The problem, says David Leggett, editor of Just-Auto magazine, is that traditional carmakers “haven’t really changed the way they make cars for 100 years” and are having to overhaul their production processes fast.
“The main challenge is that the technology is costly. It’s a tall order to make batteries that are cheap enough and perform well enough to compete with petrol engines,” he says.
The danger, he says, is new players coming in who can be radically different in how they make and sell cars or transport services.
Perhaps the best example is US firm Tesla, led by Elon Musk, which in little over 15 years has become the world’s number one manufacturer of plug-in passenger cars.
The Chinese are also making huge strides in developing electrics, backed by generous subsidies from the Chinese government.
A ride-sharing, driverless future?
Perhaps the bigger threat driving carmakers to team up is that car ownership could fall, as driverless vehicles take off and we increasingly opt to rent or borrow cars rather than buy them.
The Boston Consulting Group estimates that nearly a third of the miles that Americans will rack up on roads by 2030 will be in electrified, autonomous vehicles operated by ride-sharing services.
“Even now it’s not that financially sensible to own a car – it’s stationary 95% of the time and quickly loses its value,” says Prof Wells. “But once car sharing takes off it will take the cost out of travel per mile and ownership will seem less appealing.”
To prepare themselves, most major carmakers have launched some form of mobility services programme while ploughing cash into driverless cars – either independently or in partnership.
For example, Daimler will merge its Car2Go car-sharing service with a range of mobility services operations at BMW – including an Uber-style ride-sharing service and a route management app that lets you plan and book entire trips using cars, public transport and even scooters.

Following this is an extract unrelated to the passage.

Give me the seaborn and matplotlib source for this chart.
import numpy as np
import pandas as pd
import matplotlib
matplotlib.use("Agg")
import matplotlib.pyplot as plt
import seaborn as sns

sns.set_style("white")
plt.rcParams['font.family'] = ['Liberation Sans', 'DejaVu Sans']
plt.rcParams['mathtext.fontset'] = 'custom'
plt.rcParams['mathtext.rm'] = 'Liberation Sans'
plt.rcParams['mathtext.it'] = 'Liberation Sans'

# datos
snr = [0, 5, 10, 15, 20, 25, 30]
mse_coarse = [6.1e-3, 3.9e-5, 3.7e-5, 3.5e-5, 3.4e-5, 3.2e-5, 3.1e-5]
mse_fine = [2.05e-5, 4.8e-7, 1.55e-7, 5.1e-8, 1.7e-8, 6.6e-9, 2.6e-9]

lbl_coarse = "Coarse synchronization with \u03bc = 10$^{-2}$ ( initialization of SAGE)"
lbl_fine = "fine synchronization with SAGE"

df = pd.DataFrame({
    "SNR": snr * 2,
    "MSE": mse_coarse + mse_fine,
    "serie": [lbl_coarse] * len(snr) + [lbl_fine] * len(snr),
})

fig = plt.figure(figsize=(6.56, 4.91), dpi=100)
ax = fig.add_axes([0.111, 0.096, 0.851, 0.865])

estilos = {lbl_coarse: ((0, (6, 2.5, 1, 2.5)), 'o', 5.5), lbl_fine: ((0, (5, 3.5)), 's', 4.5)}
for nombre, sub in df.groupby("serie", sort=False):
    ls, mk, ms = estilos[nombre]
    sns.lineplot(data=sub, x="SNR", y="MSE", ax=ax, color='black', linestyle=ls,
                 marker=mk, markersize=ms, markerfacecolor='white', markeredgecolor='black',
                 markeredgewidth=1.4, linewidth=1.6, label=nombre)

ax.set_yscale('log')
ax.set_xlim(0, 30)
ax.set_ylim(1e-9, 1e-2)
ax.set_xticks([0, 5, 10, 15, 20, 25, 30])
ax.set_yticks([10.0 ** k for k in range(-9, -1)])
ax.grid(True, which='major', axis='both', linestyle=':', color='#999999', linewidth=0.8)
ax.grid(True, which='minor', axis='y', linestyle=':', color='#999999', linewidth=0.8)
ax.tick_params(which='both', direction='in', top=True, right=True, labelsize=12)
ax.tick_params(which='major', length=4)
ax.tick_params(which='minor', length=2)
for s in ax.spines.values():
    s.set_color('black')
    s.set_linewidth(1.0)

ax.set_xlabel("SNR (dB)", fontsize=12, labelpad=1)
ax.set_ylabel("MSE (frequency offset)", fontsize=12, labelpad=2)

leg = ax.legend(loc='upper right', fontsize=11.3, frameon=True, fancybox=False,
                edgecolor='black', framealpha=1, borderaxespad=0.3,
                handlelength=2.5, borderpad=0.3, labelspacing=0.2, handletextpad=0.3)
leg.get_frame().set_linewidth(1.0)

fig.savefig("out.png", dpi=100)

It’s aimed at challenging the likes of Uber and Waymo, although many car firms have sought to partner with the tech challengers too. Toyota, for instance, invested $500m in Uber last year and chipmaker Nvidia is working with VW among others on areas such as artificial intelligence in cars.
“There were lots of fears about tech firms taking over the industry, but this has receded a bit as tech firms see how difficult it is to make cars,” says Prof Wells.
“Look at Tesla – it’s only just started to make a profit after 15 years in operation. It’s not an easy industry to make money in.”
What happens next?
While more and more car firms are teaming up, their agreements are rarely exclusive or involve cross ownership. They also tend to collaborate only in certain areas, while remaining competitors in others.
Mr Leggett doubts we will see any full-blown mergers between car brands in the coming years, even if there is the temptation to do so.
“The car industry is littered with failed takeovers. The costs of aligning the production processes and marketing are simply too big.”
He instead expects to see more “rationalisation”, with carmakers pulling out of unprofitable markets and forging more strategic pacts in the vein of Daimler and BMW.
Car firms that fail to adapt will face an uncertain future, however.
“At the end of the day, if a company is losing a lot of money it is difficult to carry on as it is,” Mr Leggett says. “Traditional carmakers will get left behind if they haven’t grasped the nettle of new technology.”